BEGIN Recorded data

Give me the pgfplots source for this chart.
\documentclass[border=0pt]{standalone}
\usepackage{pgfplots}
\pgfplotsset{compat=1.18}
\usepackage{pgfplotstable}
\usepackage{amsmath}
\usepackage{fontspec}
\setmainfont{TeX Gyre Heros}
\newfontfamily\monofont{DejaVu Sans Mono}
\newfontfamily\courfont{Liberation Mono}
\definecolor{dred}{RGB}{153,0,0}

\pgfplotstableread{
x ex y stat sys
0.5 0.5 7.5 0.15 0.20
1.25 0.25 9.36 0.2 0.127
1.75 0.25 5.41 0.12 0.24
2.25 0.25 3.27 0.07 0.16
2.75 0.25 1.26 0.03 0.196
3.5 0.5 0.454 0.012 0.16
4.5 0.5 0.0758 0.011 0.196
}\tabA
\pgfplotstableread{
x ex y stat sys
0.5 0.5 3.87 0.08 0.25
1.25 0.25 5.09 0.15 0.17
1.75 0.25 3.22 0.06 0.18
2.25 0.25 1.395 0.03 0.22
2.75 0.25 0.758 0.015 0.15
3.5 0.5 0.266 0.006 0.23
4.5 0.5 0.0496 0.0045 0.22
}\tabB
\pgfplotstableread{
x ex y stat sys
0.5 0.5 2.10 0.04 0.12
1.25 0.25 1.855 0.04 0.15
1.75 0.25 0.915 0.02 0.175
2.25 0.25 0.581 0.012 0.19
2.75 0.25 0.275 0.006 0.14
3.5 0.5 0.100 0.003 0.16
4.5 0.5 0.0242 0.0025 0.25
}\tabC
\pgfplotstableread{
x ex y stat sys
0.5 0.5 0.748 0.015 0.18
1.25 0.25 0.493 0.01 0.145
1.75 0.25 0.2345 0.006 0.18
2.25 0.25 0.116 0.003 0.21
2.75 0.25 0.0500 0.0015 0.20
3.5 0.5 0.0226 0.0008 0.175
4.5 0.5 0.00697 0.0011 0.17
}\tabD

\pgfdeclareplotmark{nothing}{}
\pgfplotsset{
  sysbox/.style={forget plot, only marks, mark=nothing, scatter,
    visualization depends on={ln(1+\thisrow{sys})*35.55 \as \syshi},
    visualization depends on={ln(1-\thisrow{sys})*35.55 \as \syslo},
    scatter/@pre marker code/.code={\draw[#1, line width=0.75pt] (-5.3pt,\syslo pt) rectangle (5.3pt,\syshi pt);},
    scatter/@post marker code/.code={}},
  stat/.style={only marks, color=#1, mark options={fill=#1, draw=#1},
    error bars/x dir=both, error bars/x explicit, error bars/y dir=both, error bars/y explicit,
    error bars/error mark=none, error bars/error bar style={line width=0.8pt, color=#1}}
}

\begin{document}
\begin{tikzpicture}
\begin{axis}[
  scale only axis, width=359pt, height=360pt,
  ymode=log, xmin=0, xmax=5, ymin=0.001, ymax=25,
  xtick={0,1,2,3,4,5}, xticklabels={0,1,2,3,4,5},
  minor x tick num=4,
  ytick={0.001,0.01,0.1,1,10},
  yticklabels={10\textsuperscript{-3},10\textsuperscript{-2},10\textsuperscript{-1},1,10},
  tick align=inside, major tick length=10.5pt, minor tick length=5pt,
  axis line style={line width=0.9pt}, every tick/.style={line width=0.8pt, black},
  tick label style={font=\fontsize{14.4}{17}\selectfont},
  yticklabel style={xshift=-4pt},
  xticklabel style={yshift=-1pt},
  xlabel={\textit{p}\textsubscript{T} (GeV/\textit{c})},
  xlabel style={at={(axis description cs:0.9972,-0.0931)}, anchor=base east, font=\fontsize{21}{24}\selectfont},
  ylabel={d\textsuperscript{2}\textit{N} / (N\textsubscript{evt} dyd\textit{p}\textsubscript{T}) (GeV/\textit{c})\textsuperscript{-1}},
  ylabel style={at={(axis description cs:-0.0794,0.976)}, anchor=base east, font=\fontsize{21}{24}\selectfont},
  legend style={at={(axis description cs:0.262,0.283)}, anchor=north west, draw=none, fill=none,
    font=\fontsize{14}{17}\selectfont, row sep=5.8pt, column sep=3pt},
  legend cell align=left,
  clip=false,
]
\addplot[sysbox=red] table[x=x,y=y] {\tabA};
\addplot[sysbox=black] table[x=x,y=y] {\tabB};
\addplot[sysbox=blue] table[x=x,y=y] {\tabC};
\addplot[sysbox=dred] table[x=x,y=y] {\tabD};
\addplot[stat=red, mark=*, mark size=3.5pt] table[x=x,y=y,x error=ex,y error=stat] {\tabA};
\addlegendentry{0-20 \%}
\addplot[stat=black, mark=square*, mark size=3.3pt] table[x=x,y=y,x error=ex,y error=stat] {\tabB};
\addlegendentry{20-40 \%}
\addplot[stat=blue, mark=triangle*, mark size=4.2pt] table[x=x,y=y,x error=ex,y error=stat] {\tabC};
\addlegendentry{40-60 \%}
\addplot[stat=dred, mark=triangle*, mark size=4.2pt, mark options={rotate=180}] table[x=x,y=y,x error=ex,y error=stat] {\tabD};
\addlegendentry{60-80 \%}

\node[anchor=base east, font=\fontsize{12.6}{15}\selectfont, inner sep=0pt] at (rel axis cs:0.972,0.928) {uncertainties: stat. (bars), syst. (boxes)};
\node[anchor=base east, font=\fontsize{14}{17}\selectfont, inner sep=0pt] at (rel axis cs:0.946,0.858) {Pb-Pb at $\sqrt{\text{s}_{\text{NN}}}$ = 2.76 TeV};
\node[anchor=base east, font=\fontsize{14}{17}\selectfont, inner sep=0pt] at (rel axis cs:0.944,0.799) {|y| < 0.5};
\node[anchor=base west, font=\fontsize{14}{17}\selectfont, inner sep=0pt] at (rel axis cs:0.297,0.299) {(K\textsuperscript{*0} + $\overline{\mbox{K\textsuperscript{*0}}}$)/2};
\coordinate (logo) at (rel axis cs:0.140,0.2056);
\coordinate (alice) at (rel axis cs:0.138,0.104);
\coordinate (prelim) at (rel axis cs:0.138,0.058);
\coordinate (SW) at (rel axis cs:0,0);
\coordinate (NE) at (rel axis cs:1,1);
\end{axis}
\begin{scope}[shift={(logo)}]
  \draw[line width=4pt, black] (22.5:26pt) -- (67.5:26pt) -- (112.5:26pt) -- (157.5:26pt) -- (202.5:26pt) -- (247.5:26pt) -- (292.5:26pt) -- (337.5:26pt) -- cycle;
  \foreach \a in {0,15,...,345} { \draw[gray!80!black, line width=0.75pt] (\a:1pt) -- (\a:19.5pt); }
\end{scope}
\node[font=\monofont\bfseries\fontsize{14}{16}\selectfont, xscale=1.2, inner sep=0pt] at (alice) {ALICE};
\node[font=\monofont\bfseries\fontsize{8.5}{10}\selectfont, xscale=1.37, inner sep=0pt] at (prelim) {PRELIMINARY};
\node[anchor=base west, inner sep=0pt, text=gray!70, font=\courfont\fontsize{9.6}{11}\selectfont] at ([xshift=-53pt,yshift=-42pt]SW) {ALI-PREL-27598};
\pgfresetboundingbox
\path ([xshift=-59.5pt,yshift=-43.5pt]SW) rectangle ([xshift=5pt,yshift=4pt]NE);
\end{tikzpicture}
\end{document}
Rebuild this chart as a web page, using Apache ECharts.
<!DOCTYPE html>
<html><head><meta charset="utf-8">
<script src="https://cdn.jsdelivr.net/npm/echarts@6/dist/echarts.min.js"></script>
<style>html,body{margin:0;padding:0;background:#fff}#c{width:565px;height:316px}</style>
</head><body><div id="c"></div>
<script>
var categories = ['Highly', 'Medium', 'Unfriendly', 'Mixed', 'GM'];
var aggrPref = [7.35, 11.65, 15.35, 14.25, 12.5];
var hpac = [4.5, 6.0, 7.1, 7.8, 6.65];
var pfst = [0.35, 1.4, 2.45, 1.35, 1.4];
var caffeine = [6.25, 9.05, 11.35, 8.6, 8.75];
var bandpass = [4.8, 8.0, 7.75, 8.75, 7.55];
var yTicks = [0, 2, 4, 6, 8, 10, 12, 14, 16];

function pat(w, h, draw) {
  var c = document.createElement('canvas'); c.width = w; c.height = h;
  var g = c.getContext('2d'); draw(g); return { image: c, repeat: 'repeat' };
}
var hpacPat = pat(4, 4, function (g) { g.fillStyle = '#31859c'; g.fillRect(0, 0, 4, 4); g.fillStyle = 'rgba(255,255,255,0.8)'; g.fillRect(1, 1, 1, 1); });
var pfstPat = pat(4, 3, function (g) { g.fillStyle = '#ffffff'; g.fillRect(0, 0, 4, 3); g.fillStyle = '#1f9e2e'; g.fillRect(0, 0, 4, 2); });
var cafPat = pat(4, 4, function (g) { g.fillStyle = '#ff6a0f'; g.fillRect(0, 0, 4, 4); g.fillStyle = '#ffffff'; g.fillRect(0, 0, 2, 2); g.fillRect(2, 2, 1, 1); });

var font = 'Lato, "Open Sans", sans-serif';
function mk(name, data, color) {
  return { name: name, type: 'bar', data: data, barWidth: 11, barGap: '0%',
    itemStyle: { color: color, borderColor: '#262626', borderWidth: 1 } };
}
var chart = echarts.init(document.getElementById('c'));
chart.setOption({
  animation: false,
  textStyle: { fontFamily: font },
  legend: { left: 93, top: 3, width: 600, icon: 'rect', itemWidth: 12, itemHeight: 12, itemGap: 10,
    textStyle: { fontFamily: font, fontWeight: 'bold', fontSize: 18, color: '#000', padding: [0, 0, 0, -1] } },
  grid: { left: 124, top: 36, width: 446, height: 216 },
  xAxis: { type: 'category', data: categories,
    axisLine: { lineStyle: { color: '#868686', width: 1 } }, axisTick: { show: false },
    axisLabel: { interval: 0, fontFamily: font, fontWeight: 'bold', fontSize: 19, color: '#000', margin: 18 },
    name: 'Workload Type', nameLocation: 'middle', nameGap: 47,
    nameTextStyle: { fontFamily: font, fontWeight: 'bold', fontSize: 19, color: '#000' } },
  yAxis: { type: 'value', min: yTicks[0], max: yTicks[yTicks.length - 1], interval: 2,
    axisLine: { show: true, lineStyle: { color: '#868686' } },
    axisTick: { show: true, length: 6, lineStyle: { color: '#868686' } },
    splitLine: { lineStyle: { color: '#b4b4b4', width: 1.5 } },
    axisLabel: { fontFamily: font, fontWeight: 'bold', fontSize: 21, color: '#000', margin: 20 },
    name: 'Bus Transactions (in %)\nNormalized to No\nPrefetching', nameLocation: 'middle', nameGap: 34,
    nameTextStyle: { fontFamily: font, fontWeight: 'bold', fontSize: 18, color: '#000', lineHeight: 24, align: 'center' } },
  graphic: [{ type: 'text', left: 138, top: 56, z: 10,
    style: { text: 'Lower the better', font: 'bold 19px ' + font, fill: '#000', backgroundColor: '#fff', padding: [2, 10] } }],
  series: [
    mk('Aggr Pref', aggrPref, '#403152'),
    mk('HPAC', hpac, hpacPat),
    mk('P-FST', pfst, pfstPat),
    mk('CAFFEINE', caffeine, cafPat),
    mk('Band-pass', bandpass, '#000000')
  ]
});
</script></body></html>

END Recorded data

* Work instructions *
Produce only the lines from the line containing "Rebuild this chart" through the line containing "var cafPat = pat(4, 4, function", inclusive of both, exactly as they stand in the entries above.

* Written solution *
Rebuild this chart as a web page, using Apache ECharts.
<!DOCTYPE html>
<html><head><meta charset="utf-8">
<script src="https://cdn.jsdelivr.net/npm/echarts@6/dist/echarts.min.js"></script>
<style>html,body{margin:0;padding:0;background:#fff}#c{width:565px;height:316px}</style>
</head><body><div id="c"></div>
<script>
var categories = ['Highly', 'Medium', 'Unfriendly', 'Mixed', 'GM'];
var aggrPref = [7.35, 11.65, 15.35, 14.25, 12.5];
var hpac = [4.5, 6.0, 7.1, 7.8, 6.65];
var pfst = [0.35, 1.4, 2.45, 1.35, 1.4];
var caffeine = [6.25, 9.05, 11.35, 8.6, 8.75];
var bandpass = [4.8, 8.0, 7.75, 8.75, 7.55];
var yTicks = [0, 2, 4, 6, 8, 10, 12, 14, 16];

function pat(w, h, draw) {
  var c = document.createElement('canvas'); c.width = w; c.height = h;
  var g = c.getContext('2d'); draw(g); return { image: c, repeat: 'repeat' };
}
var hpacPat = pat(4, 4, function (g) { g.fillStyle = '#31859c'; g.fillRect(0, 0, 4, 4); g.fillStyle = 'rgba(255,255,255,0.8)'; g.fillRect(1, 1, 1, 1); });
var pfstPat = pat(4, 3, function (g) { g.fillStyle = '#ffffff'; g.fillRect(0, 0, 4, 3); g.fillStyle = '#1f9e2e'; g.fillRect(0, 0, 4, 2); });
var cafPat = pat(4, 4, function (g) { g.fillStyle = '#ff6a0f'; g.fillRect(0, 0, 4, 4); g.fillStyle = '#ffffff'; g.fillRect(0, 0, 2, 2); g.fillRect(2, 2, 1, 1); });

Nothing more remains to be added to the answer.